■ **The problem**:
Would you retype, exactly and without the pictures, the lines between the line holding "Convert this chart to matplotlib code." and the line holding "ax.axis('off')", inclusive, and nothing else?
Start of Records for the task
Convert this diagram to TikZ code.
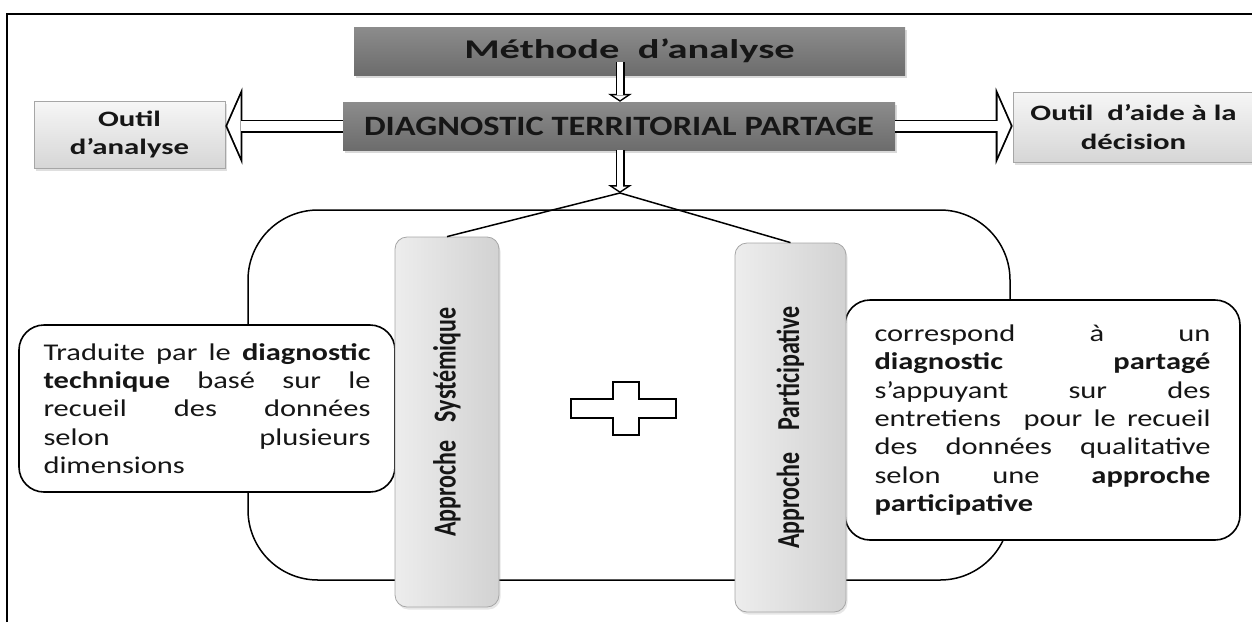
\documentclass[tikz,border=0pt]{standalone}
\usepackage{fontspec}
\setmainfont[FakeStretch=1.27]{Carlito}
\newfontfamily\titlefont[FakeStretch=1.5]{Carlito}
\newfontfamily\diagfont[FakeStretch=1.23]{Carlito}
\newfontfamily\toolfont[FakeStretch=1.4]{Carlito}
\newfontfamily\barfont[FakeStretch=0.75]{Carlito}
\usetikzlibrary{positioning,arrows.meta,shadows}

\definecolor{boxtop}{HTML}{8C8C8C}
\definecolor{boxbot}{HTML}{6C6C6C}
\definecolor{tooltop}{HTML}{F6F6F6}
\definecolor{toolbot}{HTML}{D6D6D6}
\definecolor{toolline}{HTML}{A6A6A6}
\definecolor{barleft}{HTML}{EDEDED}
\definecolor{barright}{HTML}{D2D2D2}
\definecolor{ink}{HTML}{161616}

\tikzset{node distance=2cm, auto,
  darkbox/.style={minimum height=48pt, inner sep=0pt, top color=boxtop, bottom color=boxbot,
    text=ink, drop shadow={shadow xshift=2pt, shadow yshift=-3pt, opacity=.3}},
  toolbox/.style={draw=toolline, line width=.6pt, top color=tooltop, bottom color=toolbot,
    inner sep=0pt, align=center, text=ink, font=\toolfont\bfseries\fontsize{22}{28.5}\selectfont,
    drop shadow={shadow xshift=2pt, shadow yshift=-3pt, opacity=.25}},
  barbox/.style={draw=toolline, line width=.8pt, rounded corners=12pt, inner sep=0pt,
    left color=barleft, right color=barright,
    drop shadow={shadow xshift=1.5pt, shadow yshift=-2.5pt, opacity=.2}},
  barlabel/.style={rotate=90, text=ink, font=\barfont\bfseries\fontsize{32}{34}\selectfont},
  textbox/.style={draw, line width=1.6pt, rounded corners=25pt, fill=white, inner sep=0pt,
    align=justify, text=ink, font=\fontsize{24}{28.3}\selectfont,
    execute at begin node={\tolerance=10000 \hbadness=10000}},
  link/.style={line width=1.5pt},
  bigout/.style={line width=13pt, -{Triangle[length=17pt, width=77pt, line width=0pt]}},
  bigin/.style={line width=9.4pt, white, shorten >=2pt, -{Triangle[length=13.2pt, width=60pt, line width=0pt]}},
  smallout/.style={line width=9pt, -{Triangle[length=8pt, width=24pt, line width=0pt]}},
  smallin/.style={line width=6pt, white, shorten >=1.8pt, -{Triangle[length=4.7pt, width=14pt, line width=0pt]}},
}

\begin{document}
\begin{tikzpicture}[x=1pt, y=-1pt]
  \useasboundingbox (0,0) rectangle (1252,622);
  \draw[line width=1.3pt] (7,622) |- (1252,14);

  % top row
  \node (meth) [darkbox, minimum width=551pt, font=\titlefont\bfseries\fontsize{27}{30}\selectfont] at (629.5,51) {Méthode~~d’analyse};
  \node (diag) [darkbox, minimum width=552pt, font=\diagfont\bfseries\fontsize{28}{30}\selectfont] at (619,126) {DIAGNOSTIC TERRITORIAL PARTAGE};
  \node (tool1) [toolbox, minimum width=191pt, minimum height=67pt] at (129.5,134.5) {Outil\\d’analyse};
  \node (tool2) [toolbox, minimum width=241pt, minimum height=70pt] at (1133.5,127) {Outil~~d’aide à la\\décision};

  \draw[bigout] (diag.west) -- (diag.west -| tool1.east);
  \draw[bigin] (diag.west) -- (diag.west -| tool1.east);
  \draw[bigout] (diag.east) -- (diag.east -| tool2.west);
  \draw[bigin] (diag.east) -- (diag.east -| tool2.west);

  \coordinate (top) at (620,62);
  \coordinate (fork) at (620,193);
  \draw[smallout] (top) -- (diag.north -| top);
  \draw[smallin] (top) -- (diag.north -| top);
  \draw[smallout] (diag.south -| fork) -- (fork);
  \draw[smallin] (diag.south -| fork) -- (fork);

  % the two approaches
  \node (cadre) [draw, line width=1.5pt, rounded corners=70pt, minimum width=762pt, minimum height=370pt] at (629,395) {};

  \node (ltxt) [textbox, minimum width=376pt, minimum height=167pt, text width=327pt] at (207,408.5)
    {Traduite par le \textbf{diagnostic}\linebreak
     \textbf{technique} basé sur le\linebreak
     recueil des données\linebreak
     selon plusieurs\linebreak
     dimensions};
  \node (rtxt) [textbox, minimum width=395pt, minimum height=240pt, text width=336pt] at (1042.5,420)
    {correspond à un\linebreak
     \textbf{diagnostic} \textbf{partagé}\linebreak
     s’appuyant sur des\linebreak
     entretiens~~pour le recueil\linebreak
     des données qualitative\linebreak
     selon une \textbf{approche}\linebreak
     \textbf{participative}};

  \node (sys) [barbox, minimum width=104pt, minimum height=370pt] at (447,422) {};
  \node (part) [barbox, minimum width=111pt, minimum height=369pt] at (790.5,427.5) {};
  \node (sysl) [barlabel] at (sys) {Approche\hspace{18pt}Systémique};
  \node (partl) [barlabel] at (part) {Approche\hspace{22pt}Participative};

  \draw[link] (fork) -- (sys.north);
  \draw[link] (fork) -- (part.north);

  % plus sign
  \draw[line width=1.6pt, fill=white] (571,399) -- (613,399) -- (613,382) -- (639,382) -- (639,399)
    -- (676,399) -- (676,418) -- (639,418) -- (639,435) -- (613,435) -- (613,418) -- (571,418) -- cycle;
\end{tikzpicture}
\end{document}
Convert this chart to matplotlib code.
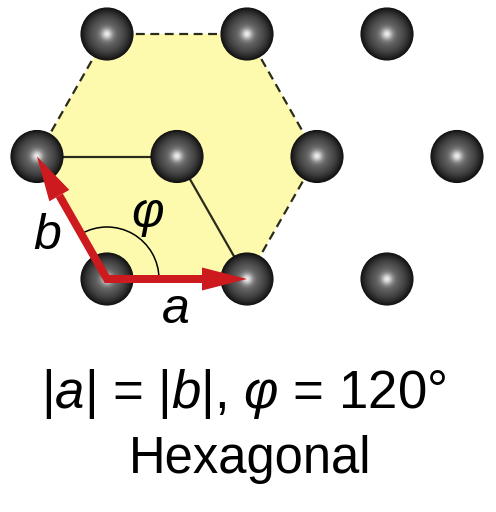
import numpy as np
import matplotlib
matplotlib.use("Agg")
from matplotlib import pyplot as plt
from matplotlib.patches import Polygon, Circle, Arc
from matplotlib.lines import Line2D

plt.rcParams['font.family'] = ['Liberation Sans', 'DejaVu Sans']
plt.rcParams['mathtext.fontset'] = 'custom'
plt.rcParams['mathtext.rm'] = 'Liberation Sans'
plt.rcParams['mathtext.it'] = 'Liberation Sans:italic'

# lattice description (pixel frame, y grows downward)
origin = np.array([107.0, 279.0])
vec_a = np.array([140.0, 0.0])
vec_b = np.array([-70.0, -122.5])
atom_radius = 26

# atoms as (i, j) lattice indices: pos = origin + i*a + j*b
atoms = [(0, 0), (1, 0), (2, 0),
         (0, 1), (1, 1), (2, 1), (3, 1),
         (1, 2), (2, 2), (3, 2)]
hexagon = [(0, 0), (1, 0), (2, 1), (2, 2), (1, 2), (0, 1)]
dashed_edges = [((0, 1), (1, 2)), ((1, 2), (2, 2)),
                ((2, 2), (2, 1)), ((2, 1), (1, 0))]
solid_edges = [((0, 1), (1, 1)), ((1, 1), (1, 0))]
angle_deg = 120

title_line = "|$a$| = |$b$|, $φ$ = 120°"
name_line = "Hexagonal"

RED = '#cc1a1f'
YELLOW = '#fdfaad'
LINE = '#2b2b1a'


def pos(ij):
    return origin + ij[0] * vec_a + ij[1] * vec_b


fig = plt.figure(figsize=(4.96, 5.12), dpi=100)
ax = fig.add_axes([0, 0, 1, 1])
ax.set_xlim(0, 496)
ax.set_ylim(512, 0)
ax.axis('off')

# yellow cell
ax.add_patch(Polygon([pos(p) for p in hexagon], closed=True,
                     fc=YELLOW, ec='none', zorder=1))
for p, q in dashed_edges:
    p, q = pos(p), pos(q)
    ax.add_line(Line2D([p[0], q[0]], [p[1], q[1]], color=LINE, lw=1.6,
                       dashes=(4, 2.5), zorder=2))
for p, q in solid_edges:
    p, q = pos(p), pos(q)
    ax.add_line(Line2D([p[0], q[0]], [p[1], q[1]], color=LINE, lw=1.6,
                       zorder=2))

# shaded spheres
n = 101
g = np.linspace(-1, 1, n)
gx, gy = np.meshgrid(g, g)
d = np.clip(np.hypot(gx, gy), 0, 1)
shade = 0.08 + 0.35 * (1 - d ** 2) + 0.5 * np.exp(-(d / 0.22) ** 2)
shade = np.clip(shade, 0, 1)
for ij in atoms:
    cx, cy = pos(ij)
    r = atom_radius
    im = ax.imshow(shade, cmap='gray', vmin=0, vmax=1,
                   extent=[cx - r, cx + r, cy + r, cy - r],
                   interpolation='bilinear', zorder=3)
    clip = Circle((cx, cy), r, transform=ax.transData)
    im.set_clip_path(clip)
    ax.add_patch(Circle((cx, cy), r, fc='none', ec='#111111', lw=0.8,
                        zorder=3.1))

# angle arc
ax.add_patch(Arc(origin, 104, 104, theta1=360 - angle_deg, theta2=360,
                 color='black', lw=1.1, zorder=4))

# lattice vectors
shaft_w = 8
head_w = 23
head_l = 45
tip_a = pos((1, 0))
tip_b = pos((0, 1))


def head(tip, direction):
    u = direction / np.linalg.norm(direction)
    nrm = np.array([-u[1], u[0]])
    base = tip - u * head_l
    return base, [tip, base + nrm * head_w / 2, base - nrm * head_w / 2]


base_a, head_a = head(tip_a, tip_a - origin)
base_b, head_b = head(tip_b, tip_b - origin)
ax.add_line(Line2D([base_b[0], origin[0], base_a[0] + 2],
                   [base_b[1], origin[1], base_a[1]],
                   color=RED, lw=shaft_w * 72 / 100,
                   solid_joinstyle='miter', solid_capstyle='butt', zorder=5))
ax.add_patch(Polygon(head_a, closed=True, fc=RED, ec='none', zorder=5))
ax.add_patch(Polygon(head_b, closed=True, fc=RED, ec='none', zorder=5))

# labels
ax.text(47, 236, 'b', style='italic', fontsize=36, ha='center', va='center',
        zorder=6)
ax.text(148, 214, 'φ', style='italic', fontsize=36, ha='center', va='center',
        zorder=6)
ax.text(176, 310, 'a', style='italic', fontsize=36, ha='center', va='center',
        zorder=6)

ax.text(244, 408, title_line, fontsize=38, ha='center', va='baseline')
ax.text(250, 473, name_line, fontsize=36.5, ha='center', va='baseline')

fig.savefig('out.png', dpi=100)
End of Records for the task
■ **Completed exercise**:
Convert this chart to matplotlib code.
import numpy as np
import matplotlib
matplotlib.use("Agg")
from matplotlib import pyplot as plt
from matplotlib.patches import Polygon, Circle, Arc
from matplotlib.lines import Line2D

plt.rcParams['font.family'] = ['Liberation Sans', 'DejaVu Sans']
plt.rcParams['mathtext.fontset'] = 'custom'
plt.rcParams['mathtext.rm'] = 'Liberation Sans'
plt.rcParams['mathtext.it'] = 'Liberation Sans:italic'

# lattice description (pixel frame, y grows downward)
origin = np.array([107.0, 279.0])
vec_a = np.array([140.0, 0.0])
vec_b = np.array([-70.0, -122.5])
atom_radius = 26

# atoms as (i, j) lattice indices: pos = origin + i*a + j*b
atoms = [(0, 0), (1, 0), (2, 0),
         (0, 1), (1, 1), (2, 1), (3, 1),
         (1, 2), (2, 2), (3, 2)]
hexagon = [(0, 0), (1, 0), (2, 1), (2, 2), (1, 2), (0, 1)]
dashed_edges = [((0, 1), (1, 2)), ((1, 2), (2, 2)),
                ((2, 2), (2, 1)), ((2, 1), (1, 0))]
solid_edges = [((0, 1), (1, 1)), ((1, 1), (1, 0))]
angle_deg = 120

title_line = "|$a$| = |$b$|, $φ$ = 120°"
name_line = "Hexagonal"

RED = '#cc1a1f'
YELLOW = '#fdfaad'
LINE = '#2b2b1a'


def pos(ij):
    return origin + ij[0] * vec_a + ij[1] * vec_b


fig = plt.figure(figsize=(4.96, 5.12), dpi=100)
ax = fig.add_axes([0, 0, 1, 1])
ax.set_xlim(0, 496)
ax.set_ylim(512, 0)
ax.axis('off')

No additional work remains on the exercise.